GIVEN PROBLEM
Pick out every line of the entries below where "this" occurs, and copy those lines.

DATA SHOWN
════

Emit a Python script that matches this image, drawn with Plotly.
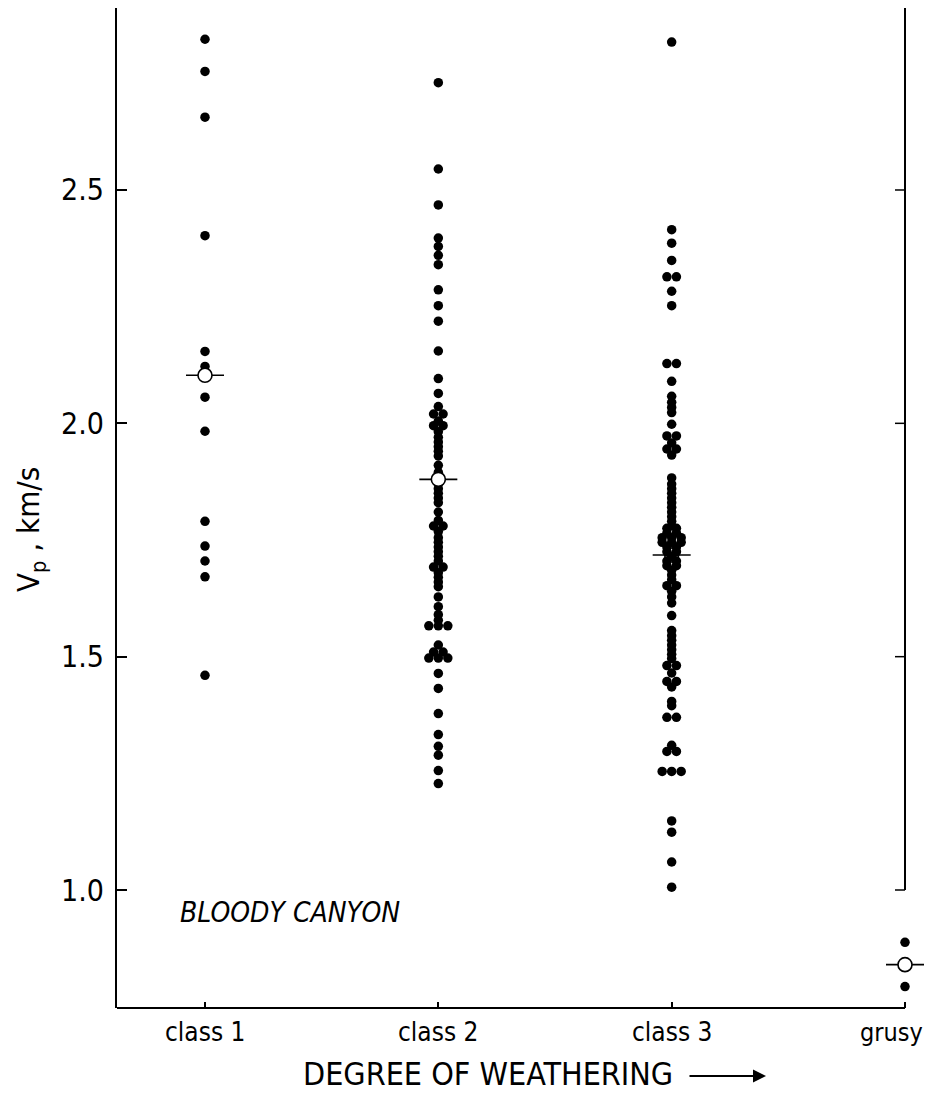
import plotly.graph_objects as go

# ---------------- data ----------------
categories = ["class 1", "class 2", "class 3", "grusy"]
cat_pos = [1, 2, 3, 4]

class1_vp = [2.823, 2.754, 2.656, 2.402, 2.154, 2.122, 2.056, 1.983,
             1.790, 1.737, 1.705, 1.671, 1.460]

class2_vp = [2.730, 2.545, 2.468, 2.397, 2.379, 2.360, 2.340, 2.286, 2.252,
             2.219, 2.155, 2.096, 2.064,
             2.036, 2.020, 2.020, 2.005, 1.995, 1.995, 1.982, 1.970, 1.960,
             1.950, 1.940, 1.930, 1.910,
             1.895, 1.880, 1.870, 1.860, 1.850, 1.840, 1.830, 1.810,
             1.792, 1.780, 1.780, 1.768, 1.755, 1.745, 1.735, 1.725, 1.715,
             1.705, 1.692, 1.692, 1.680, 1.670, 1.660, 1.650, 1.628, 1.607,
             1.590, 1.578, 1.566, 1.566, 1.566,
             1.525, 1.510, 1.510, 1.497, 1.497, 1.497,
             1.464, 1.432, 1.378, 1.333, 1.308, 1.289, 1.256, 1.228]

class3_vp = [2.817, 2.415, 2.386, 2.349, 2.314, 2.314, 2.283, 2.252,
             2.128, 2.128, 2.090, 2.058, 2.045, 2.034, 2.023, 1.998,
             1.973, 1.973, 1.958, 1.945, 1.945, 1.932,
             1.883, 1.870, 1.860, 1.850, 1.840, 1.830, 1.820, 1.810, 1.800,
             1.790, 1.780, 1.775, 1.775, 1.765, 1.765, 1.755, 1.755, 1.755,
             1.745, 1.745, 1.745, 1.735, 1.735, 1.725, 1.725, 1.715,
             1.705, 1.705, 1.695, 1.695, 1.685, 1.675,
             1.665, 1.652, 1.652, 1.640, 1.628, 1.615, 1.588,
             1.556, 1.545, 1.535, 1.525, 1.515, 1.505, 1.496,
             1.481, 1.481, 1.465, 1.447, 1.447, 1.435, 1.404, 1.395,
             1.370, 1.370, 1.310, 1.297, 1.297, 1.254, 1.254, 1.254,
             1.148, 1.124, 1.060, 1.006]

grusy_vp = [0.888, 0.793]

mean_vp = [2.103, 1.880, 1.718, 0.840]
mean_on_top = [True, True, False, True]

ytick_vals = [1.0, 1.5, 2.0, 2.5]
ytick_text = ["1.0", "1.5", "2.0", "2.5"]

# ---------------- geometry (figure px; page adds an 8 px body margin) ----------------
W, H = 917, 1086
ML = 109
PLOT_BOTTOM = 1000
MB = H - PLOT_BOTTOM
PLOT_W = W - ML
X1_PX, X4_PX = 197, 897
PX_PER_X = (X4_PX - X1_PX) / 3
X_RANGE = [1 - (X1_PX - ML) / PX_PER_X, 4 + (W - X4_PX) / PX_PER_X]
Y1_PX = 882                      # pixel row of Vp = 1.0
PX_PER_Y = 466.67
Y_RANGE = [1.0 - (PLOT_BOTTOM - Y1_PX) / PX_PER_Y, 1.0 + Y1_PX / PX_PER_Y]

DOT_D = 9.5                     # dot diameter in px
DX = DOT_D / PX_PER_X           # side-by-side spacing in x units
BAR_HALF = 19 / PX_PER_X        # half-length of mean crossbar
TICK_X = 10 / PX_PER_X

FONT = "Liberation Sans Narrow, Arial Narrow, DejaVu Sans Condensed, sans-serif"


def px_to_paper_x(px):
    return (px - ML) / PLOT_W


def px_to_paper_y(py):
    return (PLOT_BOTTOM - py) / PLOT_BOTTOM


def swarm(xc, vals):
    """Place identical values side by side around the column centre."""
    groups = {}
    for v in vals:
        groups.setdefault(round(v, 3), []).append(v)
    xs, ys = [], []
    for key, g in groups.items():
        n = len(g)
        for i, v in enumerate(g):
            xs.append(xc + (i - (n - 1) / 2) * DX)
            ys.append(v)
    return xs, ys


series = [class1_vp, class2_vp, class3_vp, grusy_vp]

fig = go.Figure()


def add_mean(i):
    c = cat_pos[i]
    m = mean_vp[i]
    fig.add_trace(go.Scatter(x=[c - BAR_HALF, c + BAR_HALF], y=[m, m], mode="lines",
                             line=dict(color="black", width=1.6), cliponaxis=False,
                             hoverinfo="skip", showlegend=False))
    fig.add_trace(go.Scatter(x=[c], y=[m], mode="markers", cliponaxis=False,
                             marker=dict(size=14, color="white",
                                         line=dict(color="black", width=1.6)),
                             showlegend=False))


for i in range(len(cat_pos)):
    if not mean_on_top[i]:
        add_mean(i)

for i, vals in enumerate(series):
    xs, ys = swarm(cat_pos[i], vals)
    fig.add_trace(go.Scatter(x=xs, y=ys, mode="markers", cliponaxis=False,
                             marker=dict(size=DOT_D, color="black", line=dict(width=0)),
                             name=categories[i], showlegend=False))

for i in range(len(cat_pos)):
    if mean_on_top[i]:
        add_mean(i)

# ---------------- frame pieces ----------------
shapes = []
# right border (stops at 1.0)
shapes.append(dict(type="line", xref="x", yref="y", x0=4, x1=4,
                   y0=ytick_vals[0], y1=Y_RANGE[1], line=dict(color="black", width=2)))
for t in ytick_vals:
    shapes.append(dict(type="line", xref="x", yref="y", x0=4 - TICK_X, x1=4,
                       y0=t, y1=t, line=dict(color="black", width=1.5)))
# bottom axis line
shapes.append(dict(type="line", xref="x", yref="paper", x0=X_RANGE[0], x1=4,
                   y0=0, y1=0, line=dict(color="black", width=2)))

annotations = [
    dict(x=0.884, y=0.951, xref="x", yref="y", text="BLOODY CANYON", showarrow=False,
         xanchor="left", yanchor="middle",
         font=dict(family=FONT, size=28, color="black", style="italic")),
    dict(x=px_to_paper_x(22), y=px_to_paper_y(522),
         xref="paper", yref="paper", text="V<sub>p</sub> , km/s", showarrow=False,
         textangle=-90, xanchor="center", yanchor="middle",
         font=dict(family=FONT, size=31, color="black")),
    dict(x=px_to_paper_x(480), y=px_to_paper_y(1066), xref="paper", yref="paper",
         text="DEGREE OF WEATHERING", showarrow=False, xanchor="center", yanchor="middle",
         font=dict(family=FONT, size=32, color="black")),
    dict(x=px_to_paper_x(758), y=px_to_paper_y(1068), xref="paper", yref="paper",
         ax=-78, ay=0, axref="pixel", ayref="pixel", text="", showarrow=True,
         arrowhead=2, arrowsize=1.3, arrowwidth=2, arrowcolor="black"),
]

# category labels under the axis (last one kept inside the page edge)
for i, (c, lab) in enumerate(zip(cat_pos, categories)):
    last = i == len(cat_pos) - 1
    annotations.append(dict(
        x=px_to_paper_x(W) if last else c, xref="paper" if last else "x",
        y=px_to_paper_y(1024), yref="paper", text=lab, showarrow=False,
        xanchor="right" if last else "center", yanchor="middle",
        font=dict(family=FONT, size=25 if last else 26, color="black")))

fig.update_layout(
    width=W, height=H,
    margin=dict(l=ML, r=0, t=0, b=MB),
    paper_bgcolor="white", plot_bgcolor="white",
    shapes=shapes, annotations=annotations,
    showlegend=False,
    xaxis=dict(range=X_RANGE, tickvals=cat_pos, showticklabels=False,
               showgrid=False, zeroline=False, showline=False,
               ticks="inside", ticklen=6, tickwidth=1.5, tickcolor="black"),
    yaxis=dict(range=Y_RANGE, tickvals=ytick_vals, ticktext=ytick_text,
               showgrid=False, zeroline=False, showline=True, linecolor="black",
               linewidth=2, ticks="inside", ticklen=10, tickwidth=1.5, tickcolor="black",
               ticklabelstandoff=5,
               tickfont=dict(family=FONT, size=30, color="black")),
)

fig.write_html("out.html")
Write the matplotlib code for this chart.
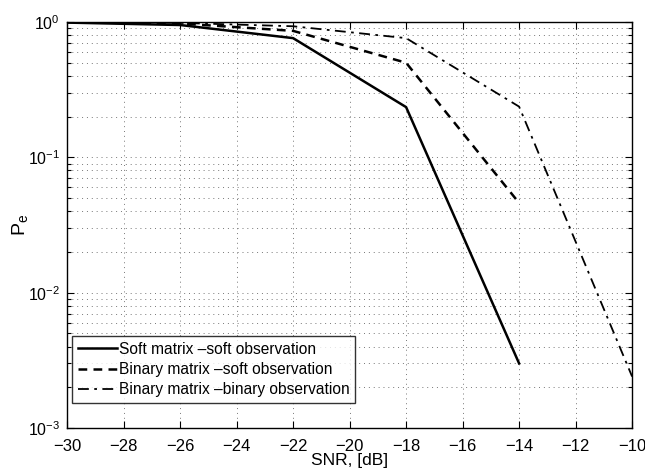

════

WORKED SOLUTION
Emit a Python script that matches this image, drawn with Plotly.
Write the matplotlib code for this chart.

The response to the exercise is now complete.